Write out the data below in full, unchanged, minus the images.

**Data**
=-=-=
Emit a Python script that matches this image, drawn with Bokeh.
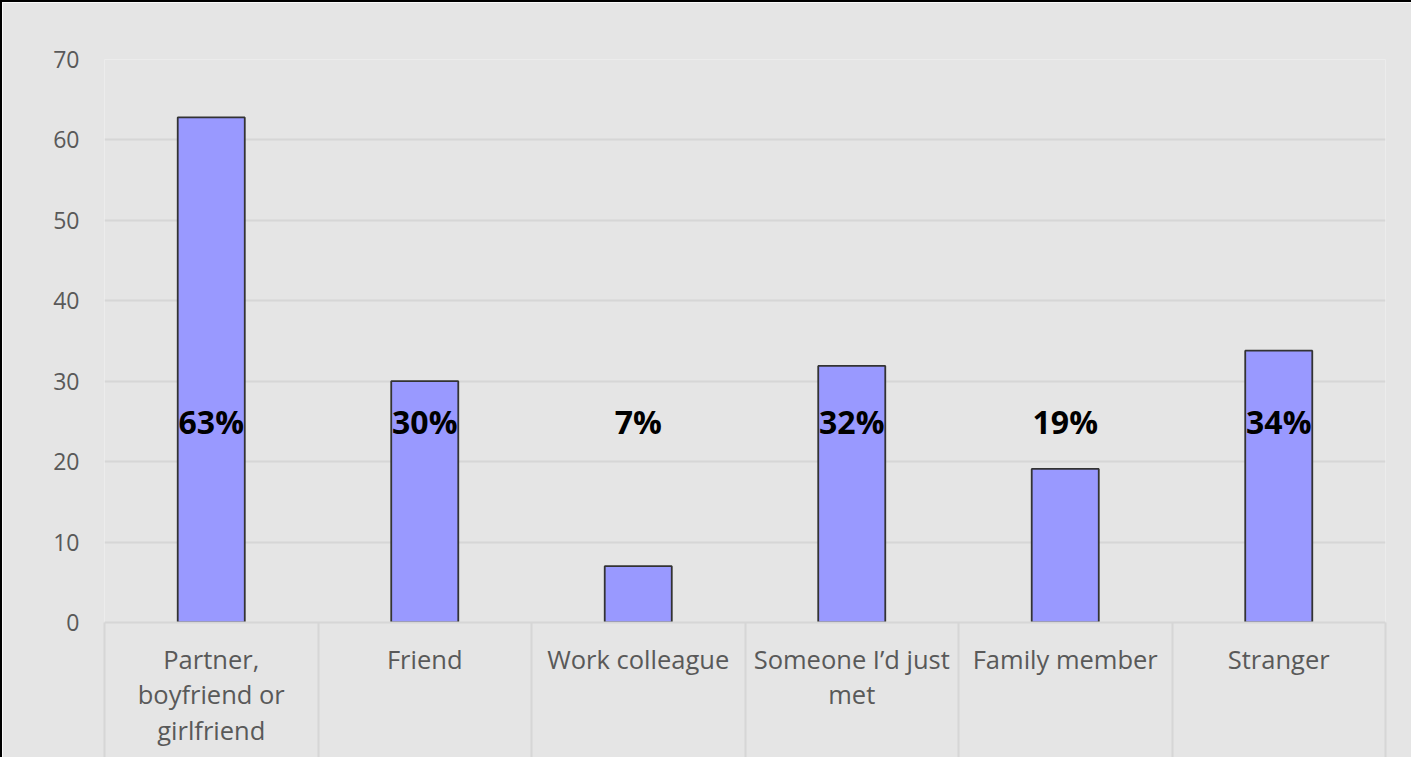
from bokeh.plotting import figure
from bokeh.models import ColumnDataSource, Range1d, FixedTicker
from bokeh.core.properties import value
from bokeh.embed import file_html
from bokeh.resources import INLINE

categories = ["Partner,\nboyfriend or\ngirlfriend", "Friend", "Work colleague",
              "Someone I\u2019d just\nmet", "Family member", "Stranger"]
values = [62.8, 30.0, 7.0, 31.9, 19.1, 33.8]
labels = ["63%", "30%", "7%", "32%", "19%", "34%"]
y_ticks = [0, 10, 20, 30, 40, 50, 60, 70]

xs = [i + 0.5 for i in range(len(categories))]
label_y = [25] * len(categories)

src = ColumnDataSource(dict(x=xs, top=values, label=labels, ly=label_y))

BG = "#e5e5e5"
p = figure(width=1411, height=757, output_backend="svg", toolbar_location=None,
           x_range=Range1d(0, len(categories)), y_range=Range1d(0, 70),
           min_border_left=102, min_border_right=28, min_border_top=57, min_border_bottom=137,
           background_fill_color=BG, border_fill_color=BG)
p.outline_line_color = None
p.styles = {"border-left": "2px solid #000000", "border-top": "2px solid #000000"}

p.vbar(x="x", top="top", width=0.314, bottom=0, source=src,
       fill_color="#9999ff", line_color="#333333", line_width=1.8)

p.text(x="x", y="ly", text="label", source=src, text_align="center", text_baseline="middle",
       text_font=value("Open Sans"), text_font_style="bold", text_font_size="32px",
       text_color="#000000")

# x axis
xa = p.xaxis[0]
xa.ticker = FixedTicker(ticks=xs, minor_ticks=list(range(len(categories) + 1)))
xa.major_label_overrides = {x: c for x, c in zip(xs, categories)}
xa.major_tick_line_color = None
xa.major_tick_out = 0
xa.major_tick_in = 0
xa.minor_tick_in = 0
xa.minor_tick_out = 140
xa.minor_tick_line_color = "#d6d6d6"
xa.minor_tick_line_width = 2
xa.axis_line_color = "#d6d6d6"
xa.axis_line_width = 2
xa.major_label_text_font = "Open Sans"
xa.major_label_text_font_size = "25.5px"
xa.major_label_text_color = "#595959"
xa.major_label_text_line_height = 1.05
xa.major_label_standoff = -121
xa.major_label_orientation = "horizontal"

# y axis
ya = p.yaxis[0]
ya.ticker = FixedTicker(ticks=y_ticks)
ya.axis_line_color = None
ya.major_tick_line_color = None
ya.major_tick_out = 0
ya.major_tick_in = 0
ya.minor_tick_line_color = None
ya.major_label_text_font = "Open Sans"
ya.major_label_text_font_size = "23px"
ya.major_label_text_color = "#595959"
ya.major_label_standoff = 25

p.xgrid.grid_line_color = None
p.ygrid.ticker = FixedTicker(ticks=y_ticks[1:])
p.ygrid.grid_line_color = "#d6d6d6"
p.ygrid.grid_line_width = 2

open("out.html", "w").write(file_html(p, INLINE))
=-=-=
**Finished exercise**
Emit a Python script that matches this image, drawn with Bokeh.
from bokeh.plotting import figure
from bokeh.models import ColumnDataSource, Range1d, FixedTicker
from bokeh.core.properties import value
from bokeh.embed import file_html
from bokeh.resources import INLINE

categories = ["Partner,\nboyfriend or\ngirlfriend", "Friend", "Work colleague",
              "Someone I\u2019d just\nmet", "Family member", "Stranger"]
values = [62.8, 30.0, 7.0, 31.9, 19.1, 33.8]
labels = ["63%", "30%", "7%", "32%", "19%", "34%"]
y_ticks = [0, 10, 20, 30, 40, 50, 60, 70]

xs = [i + 0.5 for i in range(len(categories))]
label_y = [25] * len(categories)

src = ColumnDataSource(dict(x=xs, top=values, label=labels, ly=label_y))

BG = "#e5e5e5"
p = figure(width=1411, height=757, output_backend="svg", toolbar_location=None,
           x_range=Range1d(0, len(categories)), y_range=Range1d(0, 70),
           min_border_left=102, min_border_right=28, min_border_top=57, min_border_bottom=137,
           background_fill_color=BG, border_fill_color=BG)
p.outline_line_color = None
p.styles = {"border-left": "2px solid #000000", "border-top": "2px solid #000000"}

p.vbar(x="x", top="top", width=0.314, bottom=0, source=src,
       fill_color="#9999ff", line_color="#333333", line_width=1.8)

p.text(x="x", y="ly", text="label", source=src, text_align="center", text_baseline="middle",
       text_font=value("Open Sans"), text_font_style="bold", text_font_size="32px",
       text_color="#000000")

# x axis
xa = p.xaxis[0]
xa.ticker = FixedTicker(ticks=xs, minor_ticks=list(range(len(categories) + 1)))
xa.major_label_overrides = {x: c for x, c in zip(xs, categories)}
xa.major_tick_line_color = None
xa.major_tick_out = 0
xa.major_tick_in = 0
xa.minor_tick_in = 0
xa.minor_tick_out = 140
xa.minor_tick_line_color = "#d6d6d6"
xa.minor_tick_line_width = 2
xa.axis_line_color = "#d6d6d6"
xa.axis_line_width = 2
xa.major_label_text_font = "Open Sans"
xa.major_label_text_font_size = "25.5px"
xa.major_label_text_color = "#595959"
xa.major_label_text_line_height = 1.05
xa.major_label_standoff = -121
xa.major_label_orientation = "horizontal"

# y axis
ya = p.yaxis[0]
ya.ticker = FixedTicker(ticks=y_ticks)
ya.axis_line_color = None
ya.major_tick_line_color = None
ya.major_tick_out = 0
ya.major_tick_in = 0
ya.minor_tick_line_color = None
ya.major_label_text_font = "Open Sans"
ya.major_label_text_font_size = "23px"
ya.major_label_text_color = "#595959"
ya.major_label_standoff = 25

p.xgrid.grid_line_color = None
p.ygrid.ticker = FixedTicker(ticks=y_ticks[1:])
p.ygrid.grid_line_color = "#d6d6d6"
p.ygrid.grid_line_width = 2

open("out.html", "w").write(file_html(p, INLINE))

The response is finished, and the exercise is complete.